[PROMPT]: Pictures stay out. Extract the lines below from the first one through the line with "matrix_rows = [197, 283, 428]", both included.

Extracted data entries

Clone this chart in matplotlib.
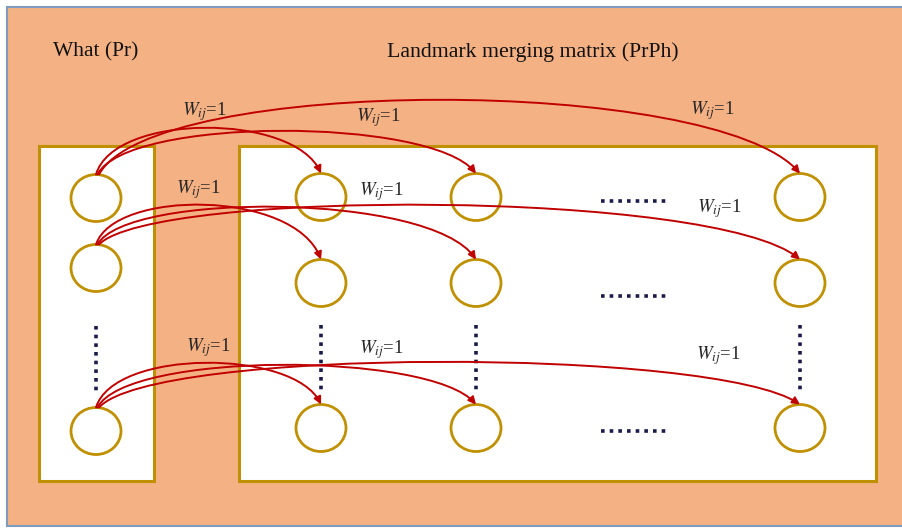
import matplotlib.pyplot as plt
from matplotlib.patches import Rectangle, Ellipse, FancyArrowPatch
from matplotlib.path import Path

plt.rcParams['mathtext.fontset'] = 'stix'

# panel titles
titles = ['What (Pr)', 'Landmark merging matrix (PrPh)']
weight_label = r'$W_{ij}$=1'

# node layout (pixels)
left_x = 96
left_rows = [198, 268, 431]
matrix_cols = [321, 476, 800]
matrix_rows = [197, 283, 428]

# apex height of each arrow: one row per source node, one entry per target column
apex_y = [[128, 131, 100],
          [205, 207, 205],
          [363, 365, 362]]

# weight label positions per arrow
label_x = [[204, 378, 712], [198, 381, 719], [208, 381, 718]]
label_y = [[112, 118, 111], [190, 192, 209], [348, 350, 356]]

fill = '#F4B183'
gold = '#BF9000'
red = '#C00000'
dots = '#1B1B48'

fig = plt.figure(figsize=(9.02, 5.28), dpi=100)
ax = fig.add_axes([0, 0, 1, 1])
ax.set_xlim(0, 902)
ax.set_ylim(528, 0)
ax.axis('off')

# background panel
ax.add_patch(Rectangle((7, 7), 910, 519, facecolor=fill, edgecolor='#7F9CC0', lw=1.5))

# two group boxes
ax.add_patch(Rectangle((39, 146), 115, 335, facecolor='white', edgecolor=gold, lw=2.2))
ax.add_patch(Rectangle((239, 146), 637, 335, facecolor='white', edgecolor=gold, lw=2.2))

ax.text(53, 52, titles[0], fontsize=15.5, family='Liberation Serif', va='center', ha='left', color='#111111')
ax.text(387, 52, titles[1], fontsize=15.7, family='Liberation Serif', va='center', ha='left', color='#111111')

rx, ry = 25, 23.5


def node(x, y):
    ax.add_patch(Ellipse((x, y), 2 * rx, 2 * ry, facecolor='white', edgecolor=gold, lw=2.0, zorder=3))


for i in [0, 1, 2]:
    node(left_x, left_rows[i])
    for x in matrix_cols:
        node(x, matrix_rows[i])

# dotted ellipses
dot_style = dict(color=dots, lw=2.6, linestyle=(0, (1, 1.4)), dash_capstyle='butt', zorder=2)
ax.plot([left_x, left_x], [326, 393], **dot_style)
for x in matrix_cols:
    ax.plot([x, x], [325, 393], **dot_style)
for y in [201, 296, 431]:
    ax.plot([601, 669], [y, y], **dot_style)

# arrows from each left node to every matrix node in its row
for i in [0, 1, 2]:
    x0, y0 = left_x, left_rows[i] - ry
    for j, xt in enumerate(matrix_cols):
        x3, y3 = xt, matrix_rows[i] - ry
        dx = x3 - x0
        c = (apex_y[i][j] - 0.125 * (y0 + y3)) / 0.75
        verts = [(x0 + j * 1.5, y0), (x0 + 0.08 * dx, c), (x3 - 0.12 * dx, c), (x3, y3)]
        path = Path(verts, [Path.MOVETO, Path.CURVE4, Path.CURVE4, Path.CURVE4])
        ax.add_patch(FancyArrowPatch(path=path, arrowstyle='-|>', mutation_scale=11,
                                     color=red, lw=1.4, zorder=4))
        ax.text(label_x[i][j], label_y[i][j], weight_label, fontsize=13.5, family='Liberation Serif',
                ha='center', va='center', color='#262626', zorder=5)

fig.savefig('out.png', dpi=100)
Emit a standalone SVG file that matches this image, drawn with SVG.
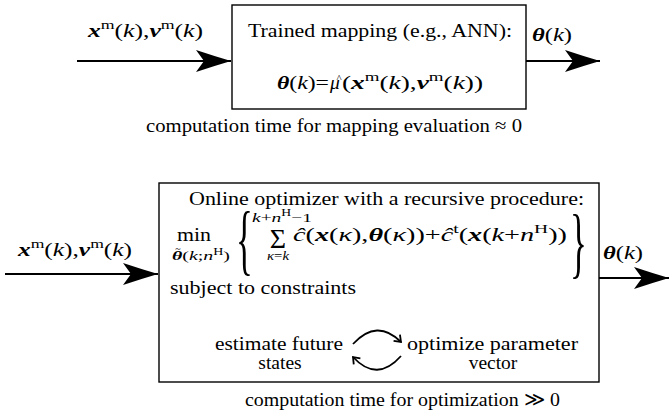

[WRITTEN RESPONSE]:
Clone this chart in matplotlib.
import matplotlib.pyplot as plt
from matplotlib.patches import Rectangle, Ellipse, FancyArrowPatch
from matplotlib.path import Path

plt.rcParams['mathtext.fontset'] = 'stix'

# panel titles
titles = ['What (Pr)', 'Landmark merging matrix (PrPh)']
weight_label = r'$W_{ij}$=1'

# node layout (pixels)
left_x = 96
left_rows = [198, 268, 431]
matrix_cols = [321, 476, 800]
matrix_rows = [197, 283, 428]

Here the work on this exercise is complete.